What a shock to arrive in “Moscow nights” and find so many gorgeous, six-foot-plus girls in stiletto boots, while I imagined that most women would be 5×5 babushkas in worn-down, felt valenki boots. Prepping myself for the drab, Soviet-style apartment blocks, we spent the first couple of days gape-mouthed in Moscow, where many historic buildings and churches were yellow, and peach, and blue, and green, not to mention red brick and gold-domed, a sensory overload. The sparkling New Year’s trees and neon advertisements did nothing to dispel that over-the-top impression, as snow softly fell.

It was like a dream come true for us:  pelemeni and blinchiki, markets and a mission:  our first child was waiting for us! I had come home to the homeland, and it felt right. We walked and walked everywhere, crunching in the snow and reveling in the short days, and long, magical nights.

Thinking we would freeze, Benedetto and I packed long underwear, bundling up before venturing out. But really, in Moscow, the temperatures were similar to what we had back home. I wore long skirts with tights, boots, and a pair of socks, a wool sweater and wool jacket under my long, heavy, teddy-bear coat. Inside every building, I was ready to pass out in the overheated interiors, while outside, I was fine. No need for the long johns. Siberia, it was not.

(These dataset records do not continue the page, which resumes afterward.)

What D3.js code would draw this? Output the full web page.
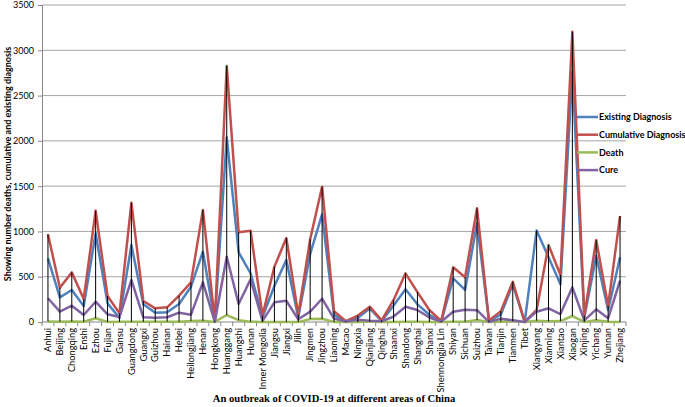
<!DOCTYPE html>
<html>
<head>
<meta charset="utf-8">
<script src="https://cdn.jsdelivr.net/npm/d3@7"></script>
<style>
  body { margin: 0; background: #fff; }
  svg { display: block; }
</style>
</head>
<body>
<svg id="chart" width="685" height="407"></svg>
<script>
// areas along the x axis
const areas = ["Anhui", "Beijing", "Chongqing", "Enshi", "Ezhou", "Fujian", "Gansu", "Guangdong",
  "Guangxi", "Guizhou", "Hainan", "Hebei", "Heilongjiang", "Henan", "Hongkong", "Huanggang",
  "Huangshi", "Hunan", "Inner Mongolia", "Jiangsu", "Jiangxi", "Jilin", "Jingmen", "Jingzhou",
  "Liaoning", "Macao", "Ningxia", "Qianjiang", "Qinghai", "Shaanxi", "Shandong", "Shanghai",
  "Shanxi", "Shennongjia Lin", "Shiyan", "Sichuan", "Suizhou", "Taiwan", "Tianjin", "Tianmen",
  "Tibet", "Xiangyang", "Xianning", "Xiantao", "Xiaogan", "Xinjing", "Yichang", "Yunnan", "Zhejiang"];

// values
const existing = [703, 272, 353, 177, 979, 206, 45, 850, 195, 103, 107, 199, 390, 776, 8, 2039,
  769, 537, 55, 397, 685, 50, 751, 1189, 78, 5, 46, 150, 10, 183, 361, 195,
  80, 5, 482, 355, 1090, 15, 82, 415, 1, 1010, 715, 416, 2764, 50, 729, 132, 714];
const cumulative = [968, 379, 548, 254, 1229, 287, 95, 1317, 232, 151, 162, 291, 438, 1237, 10, 2827,
  990, 1008, 70, 611, 927, 82, 913, 1494, 120, 10, 71, 169, 18, 243, 537, 330,
  132, 11, 604, 495, 1255, 18, 120, 445, 1, 133, 850, 519, 3205, 70, 905, 177, 1170];
const death = [6, 4, 5, 3, 41, 1, 2, 2, 2, 2, 4, 3, 12, 13, 1, 77,
  20, 4, 0, 0, 1, 1, 32, 35, 1, 0, 0, 5, 0, 1, 2, 2,
  0, 0, 2, 3, 22, 1, 3, 10, 0, 15, 8, 10, 66, 1, 20, 2, 1];
const cure = [262, 114, 180, 77, 224, 85, 55, 464, 52, 48, 52, 103, 81, 438, 2, 721,
  199, 471, 12, 217, 235, 30, 114, 257, 38, 5, 25, 15, 8, 60, 169, 133,
  50, 6, 114, 135, 130, 2, 35, 20, 0, 114, 151, 88, 383, 18, 140, 41, 456];

const seriesNames = ["Existing Diagnosis", "Cumulative Diagnosis", "Death", "Cure"];
const seriesValues = [existing, cumulative, death, cure];
const colors = ["#4F81BD", "#C0504D", "#9BBB59", "#8064A2"];
const yTicks = [0, 500, 1000, 1500, 2000, 2500, 3000, 3500];

const svg = d3.select("#chart");
const plotLeft = 42, plotRight = 626, plotTop = 5, plotBottom = 322;

const x = d3.scalePoint().domain(areas).range([plotLeft, plotRight]).padding(0.5);
const y = d3.scaleLinear().domain([0, 3500]).range([plotBottom, plotTop]);

// gridlines
svg.append("g")
  .selectAll("line")
  .data(yTicks.slice(1))
  .enter()
  .append("line")
  .attr("x1", plotLeft).attr("x2", plotRight)
  .attr("y1", d => y(d)).attr("y2", d => y(d))
  .attr("stroke", "#a6a6a6").attr("stroke-width", 1);

// y axis
const yAxis = svg.append("g")
  .attr("transform", `translate(${plotLeft},0)`)
  .call(d3.axisLeft(y).tickValues(yTicks).tickSize(4).tickPadding(4).tickFormat(d3.format("d")));
yAxis.select(".domain").attr("stroke", "#868686");
yAxis.selectAll(".tick line").attr("stroke", "#868686");
yAxis.selectAll("text").attr("font-family", "Lato, sans-serif").attr("font-size", 9).attr("fill", "#000");

// x axis, ticks between the categories
const step = x.step();
const xAxis = svg.append("g").attr("transform", `translate(0,${plotBottom})`);
xAxis.append("line")
  .attr("x1", plotLeft).attr("x2", plotRight)
  .attr("stroke", "#868686");
xAxis.selectAll("line.tk")
  .data(d3.range(areas.length + 1))
  .enter()
  .append("line")
  .attr("class", "tk")
  .attr("x1", i => plotLeft + i * step).attr("x2", i => plotLeft + i * step)
  .attr("y1", 0).attr("y2", 4)
  .attr("stroke", "#868686");
xAxis.selectAll("text")
  .data(areas)
  .enter()
  .append("text")
  .attr("transform", d => `translate(${x(d) + 3.2},6) rotate(-90)`)
  .attr("text-anchor", "end")
  .attr("font-family", "Lato, sans-serif")
  .attr("font-size", 9.3)
  .text(d => d);

// series lines
const line = d3.line().x((d, i) => x(areas[i])).y(d => y(d));
svg.append("g")
  .selectAll("path")
  .data(seriesValues)
  .enter()
  .append("path")
  .attr("d", d => line(d))
  .attr("fill", "none")
  .attr("stroke", (d, i) => colors[i])
  .attr("stroke-width", 2.5)
  .attr("stroke-linejoin", "round");

// high-low lines
svg.append("g")
  .selectAll("line")
  .data(areas)
  .enter()
  .append("line")
  .attr("x1", d => x(d)).attr("x2", d => x(d))
  .attr("y1", (d, i) => y(d3.max(seriesValues, s => s[i])))
  .attr("y2", (d, i) => y(d3.min(seriesValues, s => s[i])))
  .attr("stroke", "#000").attr("stroke-width", 1);

// legend
const legend = svg.append("g");
seriesNames.forEach((name, i) => {
  const ly = 117 + i * 17.7;
  legend.append("line")
    .attr("x1", 577).attr("x2", 598)
    .attr("y1", ly).attr("y2", ly)
    .attr("stroke", colors[i]).attr("stroke-width", 2.5);
  legend.append("text")
    .attr("x", 599).attr("y", ly + 3.3)
    .attr("font-family", "Lato, sans-serif")
    .attr("font-weight", "bold")
    .attr("font-size", 9)
    .text(name);
});

// axis titles
svg.append("text")
  .attr("transform", `translate(11,164) rotate(-90)`)
  .attr("text-anchor", "middle")
  .attr("font-family", "Lato, sans-serif")
  .attr("font-weight", "bold")
  .attr("font-size", 9)
  .text("Showing number deaths, cumulative and existing diagnosis");

svg.append("text")
  .attr("x", 334).attr("y", 402)
  .attr("text-anchor", "middle")
  .attr("font-family", "'Liberation Serif', serif")
  .attr("font-weight", "bold")
  .attr("font-size", 10.6)
  .text("An outbreak of COVID-19 at different areas of China");
</script>
</body>
</html>
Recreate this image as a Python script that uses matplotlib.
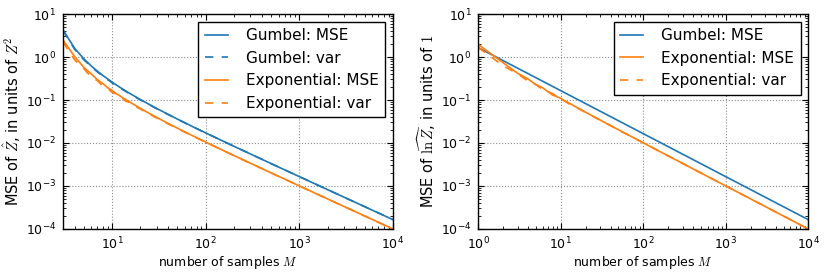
import matplotlib
matplotlib.use("Agg")
import matplotlib.pyplot as plt

# ---------------- data ----------------
# Left panel: MSE of Z-hat, units of Z^2
M_gum_left = [3, 4, 5, 6, 7, 8, 10, 12, 15, 20, 30, 50, 70, 100, 200, 500,
              1000, 2000, 5000, 10000]
gum_mse_left = [4.273, 1.579, 0.9069, 0.6207, 0.4663, 0.3711, 0.2614, 0.2007,
                0.1482, 0.1029, 0.06355, 0.03592, 0.02501, 0.01718, 0.008405,
                0.003318, 0.001652, 0.000824, 0.0003293, 0.0001646]
gum_var_left = [4.117, 1.508, 0.8666, 0.5946, 0.4481, 0.3576, 0.2533, 0.1952,
                0.1448, 0.1010, 0.06275, 0.03564, 0.02488, 0.01711, 0.008388,
                0.003315, 0.001651, 0.000824, 0.0003293, 0.0001646]

M_exp_left = [3, 4, 5, 6, 7, 8, 9, 10, 11, 12, 13, 14, 15, 17, 20, 25, 30, 40,
              50, 70, 100, 150, 200, 300, 500, 700, 1000, 2000, 5000, 10000]
exp_mse_left = [2.48, 1.02, 0.575, 0.405, 0.296, 0.241, 0.193, 0.168, 0.142,
                0.128, 0.112, 0.103, 0.0928, 0.0795, 0.0641, 0.0489, 0.0394,
                0.02834, 0.02211, 0.01535, 0.01051, 0.006893, 0.005127,
                0.003389, 0.002020, 0.001439, 0.001005, 0.000501, 0.0002002,
                0.00010005]
exp_var_left = [2.22, 0.86, 0.535, 0.345, 0.281, 0.209, 0.186, 0.150, 0.139,
                0.115, 0.109, 0.094, 0.0895, 0.0745, 0.0620, 0.0470, 0.0382,
                0.02768, 0.02169, 0.01514, 0.01041, 0.006848, 0.005101,
                0.003378, 0.002016, 0.001437, 0.001004, 0.0005005, 0.0002001,
                0.0001000]

# Right panel: MSE of ln Z-hat, units of 1
M_gum_right = [1, 2, 3, 4, 5, 6, 8, 10, 15, 20, 30, 50, 100, 200, 500, 1000,
               2000, 5000, 10000]
gum_mse_right = [1.645, 0.8225, 0.5483, 0.4112, 0.3290, 0.2742, 0.2056, 0.1645,
                 0.1097, 0.08225, 0.05483, 0.03290, 0.01645, 0.008225,
                 0.003290, 0.001645, 0.0008225, 0.0003290, 0.0001645]

M_exp_right = [1, 2, 3, 4, 5, 6, 7, 8, 9, 10, 11, 12, 15, 20, 30, 50, 70, 100,
               200, 500, 1000, 2000, 5000, 10000]
exp_mse_right = [1.95, 0.735, 0.418, 0.309, 0.226, 0.193, 0.155, 0.140, 0.118,
                 0.1095, 0.0962, 0.0893, 0.0703, 0.0519, 0.03418, 0.02030,
                 0.01444, 0.010075, 0.005019, 0.002003, 0.0010008, 0.0005002,
                 0.00020002, 0.000100005]
exp_var_right = [1.66, 0.625, 0.405, 0.275, 0.228, 0.176, 0.157, 0.129, 0.120,
                 0.1025, 0.0965, 0.0855, 0.0691, 0.0512, 0.0339, 0.0202,
                 0.014388, 0.01005, 0.0050125, 0.002002, 0.0010005, 0.0005001,
                 0.0002000, 0.0001]

BLUE = "#1f77b4"
ORANGE = "#ff7f0e"

# ---------------- style (classic-looking) ----------------
plt.rcParams.update({
    "font.family": ["DejaVu Sans"],
    "mathtext.fontset": "cm",
    "axes.unicode_minus": False,
    "xtick.direction": "in",
    "ytick.direction": "in",
    "xtick.top": True,
    "ytick.right": True,
    "xtick.major.size": 4,
    "ytick.major.size": 4,
    "xtick.minor.size": 2,
    "ytick.minor.size": 2,
    "xtick.major.pad": 5,
    "ytick.major.pad": 5,
    "xtick.labelsize": 9,
    "ytick.labelsize": 9,
    "axes.labelsize": 9,
    "axes.linewidth": 1.0,
})

fig = plt.figure(figsize=(8.3, 2.78), dpi=100)
ax1 = fig.add_axes([0.0759, 0.1763, 0.3976, 0.7733])
ax2 = fig.add_axes([0.5763, 0.1763, 0.3976, 0.7733])

lw = 1.2
dash = (0, (5, 5))

ax1.plot(M_gum_left, gum_mse_left, color=BLUE, lw=lw, label="Gumbel: MSE")
ax1.plot(M_gum_left, gum_var_left, color=BLUE, lw=lw, ls=dash, label="Gumbel: var")
ax1.plot(M_exp_left, exp_mse_left, color=ORANGE, lw=lw, label="Exponential: MSE")
ax1.plot(M_exp_left, exp_var_left, color=ORANGE, lw=lw, ls=dash, label="Exponential: var")
ax1.set_xlim(3, 1e4)
ax1.set_ylabel(r"MSE of $\hat{Z}$, in units of $Z^2$", fontsize=10.5, labelpad=2)

ax2.plot(M_gum_right, gum_mse_right, color=BLUE, lw=lw, label="Gumbel: MSE")
ax2.plot(M_exp_right, exp_mse_right, color=ORANGE, lw=lw, label="Exponential: MSE")
ax2.plot(M_exp_right, exp_var_right, color=ORANGE, lw=lw, ls=dash, label="Exponential: var")
ax2.set_xlim(1, 1e4)
ax2.set_ylabel(r"MSE of $\widehat{\ln Z}$, in units of $1$", fontsize=10.5, labelpad=2)

for ax in (ax1, ax2):
    ax.set_xscale("log")
    ax.set_yscale("log")
    ax.set_ylim(1e-4, 10)
    ax.set_xlabel(r"number of samples $M$", labelpad=1)
    ax.grid(True, which="major", color="0.55", ls=":", lw=0.8)
    ax.tick_params(which="both", color="black")
    leg = ax.legend(loc="upper right", fontsize=11, fancybox=False,
                    framealpha=1.0, edgecolor="black", handlelength=1.5,
                    handletextpad=1.2, labelspacing=0.5, borderpad=0.42,
                    borderaxespad=0.5)
    leg.get_frame().set_linewidth(1.0)

fig.savefig("out.png", dpi=100, facecolor="white")
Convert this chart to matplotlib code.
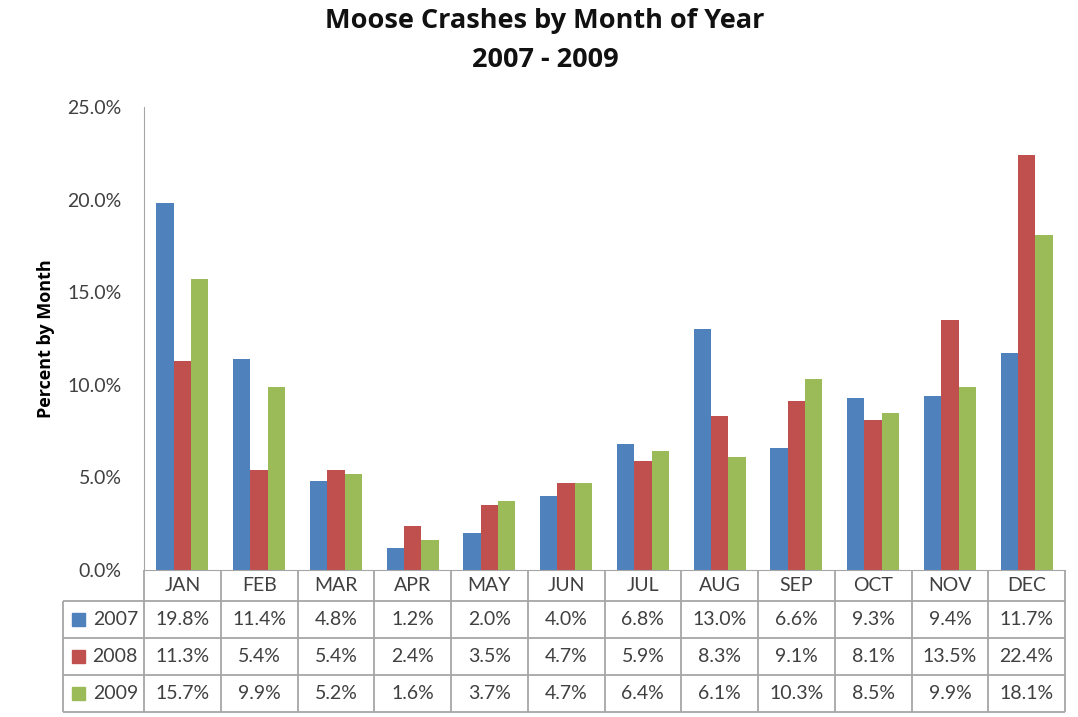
import matplotlib
matplotlib.use("Agg")
import matplotlib.pyplot as plt
import matplotlib.transforms as mtransforms
import numpy as np
from matplotlib.patches import Rectangle

months = ["JAN", "FEB", "MAR", "APR", "MAY", "JUN", "JUL", "AUG", "SEP", "OCT", "NOV", "DEC"]
years = ["2007", "2008", "2009"]
pct_2007 = [19.8, 11.4, 4.8, 1.2, 2.0, 4.0, 6.8, 13.0, 6.6, 9.3, 9.4, 11.7]
pct_2008 = [11.3, 5.4, 5.4, 2.4, 3.5, 4.7, 5.9, 8.3, 9.1, 8.1, 13.5, 22.4]
pct_2009 = [15.7, 9.9, 5.2, 1.6, 3.7, 4.7, 6.4, 6.1, 10.3, 8.5, 9.9, 18.1]
y_ticks = [0, 5, 10, 15, 20, 25]

colors = ["#4F81BD", "#C0504D", "#9BBB59"]
text_color = "#404040"
line_color = "#A6A6A6"

plt.rcParams["font.family"] = ["Lato", "DejaVu Sans"]

W, H = 1078, 717
ax_l, ax_r, ax_t, ax_b = 144, 1065, 107, 570

fig = plt.figure(figsize=(W / 100, H / 100), dpi=100)
ax = fig.add_axes([ax_l / W, 1 - ax_b / H, (ax_r - ax_l) / W, (ax_b - ax_t) / H])

x = np.arange(len(months))
bar_w = 0.225
all_vals = [pct_2007, pct_2008, pct_2009]
for i, vals in enumerate(all_vals):
    ax.bar(x + (i - 1) * bar_w, vals, width=bar_w, color=colors[i], zorder=2)

ax.set_xlim(-0.5, len(months) - 0.5)
ax.set_ylim(0, 25)
ax.set_yticks(y_ticks)
ax.set_yticklabels([f"{v:.1f}%" for v in y_ticks], fontsize=14, color=text_color)
ax.tick_params(axis="y", length=0, pad=16)
ax.set_xticks([])
for side in ["top", "right"]:
    ax.spines[side].set_visible(False)
ax.spines["left"].set_color(line_color)
ax.spines["bottom"].set_color(line_color)
ax.set_ylabel("Percent by Month", fontsize=13, fontweight="bold", labelpad=9,
              family=["Open Sans", "DejaVu Sans"])

title_kw = dict(ha="center", va="center", fontsize=19.5, fontweight="bold", color="#111111",
                family=["Open Sans", "DejaVu Sans"])
fig.text(545 / W, 1 - 21 / H, "Moose Crashes by Month of Year", **title_kw)
fig.text(545 / W, 1 - 60 / H, "2007 - 2009", **title_kw)


# data table under the plot, drawn by hand
def ay(py):
    return (ax_b - py) / (ax_b - ax_t)


def ax_px(px):
    return (px - ax_l) / (ax_r - ax_l)


blend = mtransforms.blended_transform_factory(ax.transData, ax.transAxes)
row_edges = [570, 601, 638, 675, 712]
tbl_left = 63
line_kw = dict(color=line_color, lw=1.3, clip_on=False, solid_capstyle="butt")

# horizontal lines
for py in row_edges[1:]:
    ax.plot([ax_px(tbl_left), 1], [ay(py), ay(py)], transform=ax.transAxes, **line_kw)
# vertical lines between month columns
for b in np.arange(len(months) + 1) - 0.5:
    ax.plot([b, b], [ay(row_edges[0]), ay(row_edges[-1])], transform=blend, **line_kw)
# left edge of the label column
ax.plot([ax_px(tbl_left)] * 2, [ay(row_edges[1]), ay(row_edges[-1])], transform=ax.transAxes, **line_kw)

# header
yc = ay((row_edges[0] + row_edges[1]) / 2)
for j, m in enumerate(months):
    ax.text(j, yc, m, transform=blend, ha="center", va="center", fontsize=14, color=text_color)

# rows
sq = 13
for i, (yr, vals) in enumerate(zip(years, all_vals)):
    mid = (row_edges[i + 1] + row_edges[i + 2]) / 2
    yc = ay(mid)
    for j, v in enumerate(vals):
        ax.text(j, yc, f"{v:.1f}%", transform=blend, ha="center", va="center",
                fontsize=14, color=text_color)
    ax.text(ax_px(138), yc, yr, transform=ax.transAxes, ha="right", va="center",
            fontsize=14, color=text_color)
    ax.add_patch(Rectangle((ax_px(72), ay(mid + sq / 2)), sq / (ax_r - ax_l), sq / (ax_b - ax_t),
                           transform=ax.transAxes, color=colors[i], clip_on=False, zorder=5))

fig.savefig("out.png", dpi=100)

Until we arrived to our region, there were few be-medalled octogenarians, nor grandmothers with gold teeth. Sure, they were there in the captial, but not so many in our high rent district. We marvelled at the normalcy of everyone on cell phones, eating in pizza joints, and nursing a cup of chai (always Lipton’s) at the corner cafe’.

The orphanage was a living, breathing place with dogs sneaking in and village children passing by. We took a one-minute video clip of us with our new son, strolling outside the metal dyetsky dom gate, making a statement for the camera, walking out into the rut-lined, muddy dirt road, geese waddling this way and that, our son smiling to himself, sandwiched between Mama and Papa, and headed for a new life that none of these locals could ever conjure up in their wildest imaginations, while our facilitator kept calling, “Come back! Come back!” as though we might hop into a waiting get-away car at any minute.

Naturally, we had to leave him behind until we could return for court, months later. It was hard, probably like any approach to parenthood, not 100% smooth sailing. I cried when the plane touched down in Moscow, we boarded the bus, and I realized it would be months without the child I already knew was ours.

Benedetto headed home and I stayed for a couple more days, traveling to the countryside and catching my breath amongst the beriozki (birch trees). I stepped into small chapels and spoke with locals and ate carrot and raisin salad. This was the terrain of my past, and of my future. The umbilical cord had never been cut and now it stretched to my new child, across the miles, across the forests, across the snows.

This Russia of my dreams was both typical and atypical, causing me to connect the dots and prepare to return. He was waiting.